“The Quest for the Missing Piece”
A Look at Circumcision
Oded Lotan is a young Jewish guy living in Tel Aviv with his German partner. He wonders why it is so important, in the 21st century, to adhere to the ritual of the “brit”, the Jewish ceremony at which male babies at eight days old are ritually circumcised. His partner is not circumcised and he cannot seem to understand why this rite is so important. In this documentary we hear personal feelings about the practice, the fear of exclusion and the need to belong. It is presented to us a kind of fairy tale that brings modernity and tradition together. The film has animated sequences that are about Lotan’s own brit and also reflect on the complex role his sexuality and time spent away from home in Germany has played in shaping his Israeli identity.
The documentary runs about an hour and it looks at the origins and persistent custom of circumcision working on the assumption that the viewer knows that the practice of circumcision was ordered by God. Lotan complains about why he was circumcised and tries to find and understand the reasons behind it. He ignores the fact that it is just what is done and no one in his society questions it. An interesting fact that the film tells us is that about 20% of the global male population is circumcised: Jews, Muslims, many Americans, and interestingly, many South Koreans circumcise their males.
I believe that one of the reasons that Lotan is fascinated by circumcision is because he is a secular Jew and never goes to services at a synagogue. I understand that his parents are also secular yet they have followed the commandment to circumcise their son.

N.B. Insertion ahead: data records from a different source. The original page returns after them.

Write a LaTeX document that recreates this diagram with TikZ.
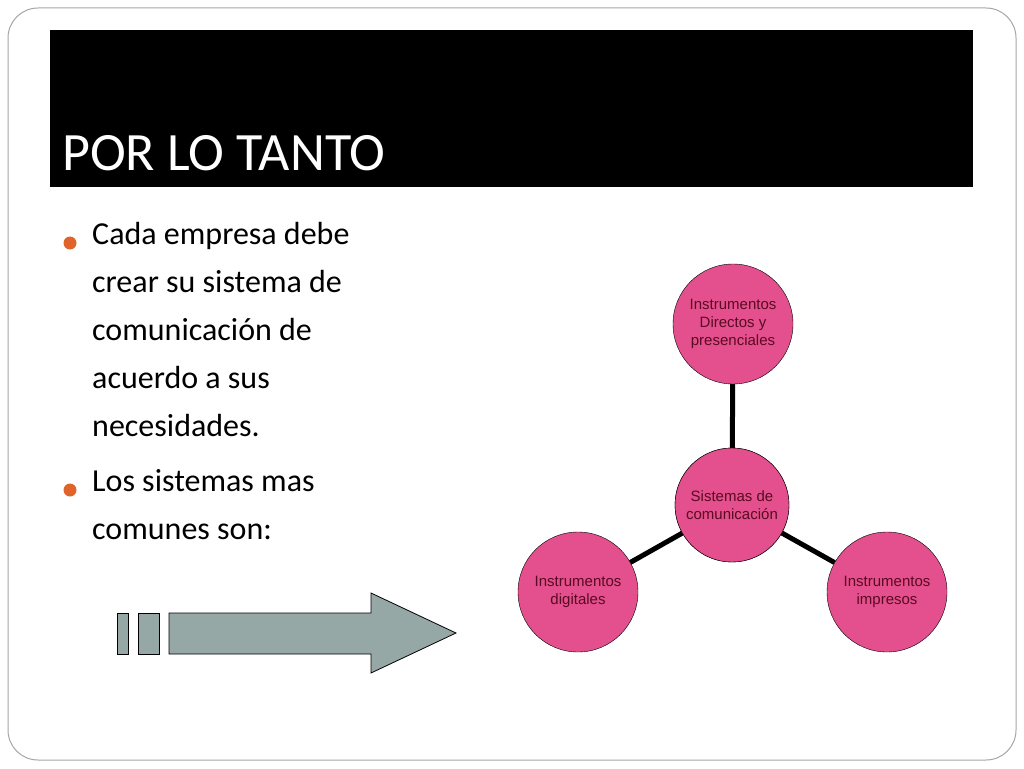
\documentclass[tikz,border=0pt]{standalone}
\usepackage{fontspec}
\setmainfont{Carlito}
\newfontfamily\arial{Liberation Sans}
\begin{document}
\begin{tikzpicture}[x=1pt,y=-1pt,
  circ/.style={circle,draw=black,fill=pinkc,minimum size=120pt,inner sep=0pt,align=center,font=\arial\fontsize{15}{18}\selectfont,text=textc},
  link/.style={line width=5pt},
  gbox/.style={draw=black,fill=grayc,line width=0.8pt}]
\definecolor{pinkc}{HTML}{E3508D}
\definecolor{textc}{HTML}{5A0A22}
\definecolor{grayc}{HTML}{95A8A6}
\definecolor{orangec}{HTML}{E0642A}
\useasboundingbox (0,0) rectangle (1024,768);
\fill[white] (0,0) rectangle (1024,768);
\draw[gray!70,line width=1pt,rounded corners=30pt] (8,8) rectangle (1016,760);
\fill[black] (50,30) rectangle (973,187);
\node[anchor=base west,text=white,font=\fontsize{54}{60}\selectfont,inner sep=0] (title) at (62,170) {POR LO TANTO};
\fill[orangec] (70,243) circle (6.5pt);
\fill[orangec] (70,490) circle (6.5pt);
\node[anchor=north west,align=left,inner sep=0,font=\fontsize{32}{48}\selectfont] (b1) at (92,222)
 {Cada empresa debe\\crear su sistema de\\comunicación de\\acuerdo a sus\\necesidades.};
\node[anchor=north west,align=left,inner sep=0,font=\fontsize{32}{48}\selectfont] (b2) at (92,469)
 {Los sistemas mas\\comunes son:};
\node[circ,minimum size=114pt] (c) at (732,505) {Sistemas de\\comunicación};
\node[circ] (t) at (733,324) {Instrumentos\\Directos y\\presenciales};
\node[circ] (l) at (578,592) {Instrumentos\\digitales};
\node[circ] (r) at (887,592) {Instrumentos\\impresos};
\begin{scope}[on background layer/.style={}]
\end{scope}
\draw[link] (c) -- (t);
\draw[link] (c) -- (l);
\draw[link] (c) -- (r);
\node[circ,minimum size=114pt] at (732,505) {Sistemas de\\comunicación};
\draw[gbox] (117,613) rectangle (128,654);
\draw[gbox] (138,613) rectangle (159,654);
\draw[gbox] (169,613) -- (371,613) -- (371,593) -- (456,633) -- (371,673) -- (371,654) -- (169,654) -- cycle;
\end{tikzpicture}
\end{document}
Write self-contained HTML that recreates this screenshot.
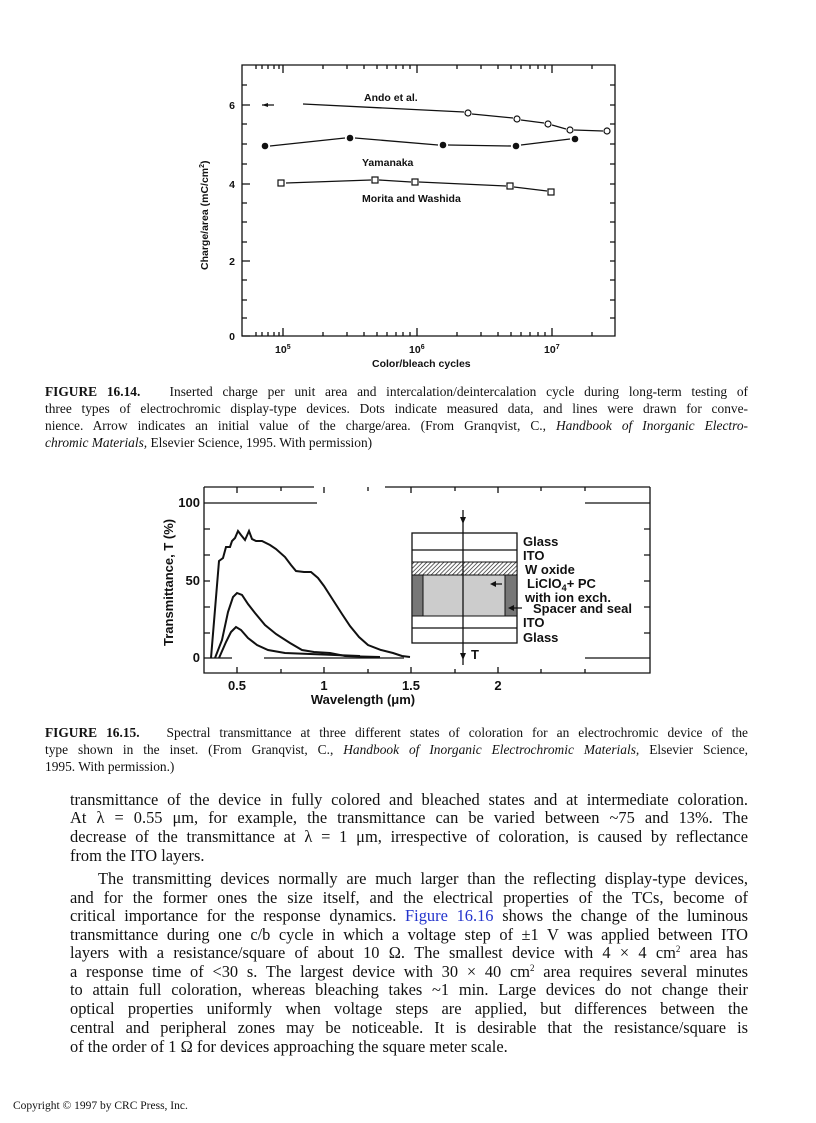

As Lotan tries to remember what his own “cutting” was like he tells us that he does not remember the initial pain and that it has returned at different periods in his life. As he goes on the quest to find out more about circumcision he shares some interesting information—“In the U.S., 6 or 7 out of every 10 males are circumcised.” There are “650 million circumcised men in the world, one fifth of the entire male population.””Circumcision is indisputably the most common surgical procedure in the world.”
We meet Galit, a young female lawyer at a meeting of “Parents of Intact Children” and she tells us that, “Cutting a perfectly healthy organ, [an operation] that is medically unnecessary and irreversible, constitutes assault.” Then we meet a mohel (a specialist who performs Jewish ritual circumcisions) who argues otherwise. We also see Muslims celebrating their own circumcision rituals with festive dancing at a huge ball. As for Christian circumcision, it appears to back to the Apostle Paul, who wanted pagans to convert to Christianity.
In Bud Berkeley’s book “Foreskin” we learn that a man can lose 20% of his sensitivity in the penis because of the operation while there are those who claim that uncircumcised men are more likely to contract AIDS. For whatever reason, Lotan does not report on these two facts.
Lotan starts by sharing his personal experience, which is very much about living abroad and being different and this is the reason that he decided to go on this journey of learning about his and others’ penises. His investigations take two directions— historical and demographic research which leads him to being aware that the custom is rather widely practiced in different parts of the globe because of religious or medical reasons, the other direction deals with the investigations he makes in Israel, questioning family, rabbis and mohels, people who oppose the tradition and chose not to follow it for their sons in a society where the ‘brit’ is norm, and people who approach it in an almost mystical manner. We really do not learn anything new here but it doesn’t matter because the film is interesting and well made. There is some good low-key humor here and an interesting twist at the end. After spending almost an hour questioning circumcision, Lotan goes along with the tradition of the Jewish people. He has approached his subject with style and produced a good spirited film.
I just want a note about a certain Russian-born porn director and porn film studio owner who is constantly patting himself on he back for being a good Jew and a true friend of Israel. He is not circumcised and the reason is obvious—there is something about uncircumcised men who make porn films and he does see why removing a bit of skin is important especially because he makes more money as an uncircumcised man. There is some kind of aura about uncircumcised men that people enjoy seeing on screen. Cutting his penis would mean cutting his income and so he remains uncut yet always mentions what a good Jew he is. If circumcision is the first Jewish rite one goes through, I can only surmise that this person is Jewish only because it is to his financial advantage to be so.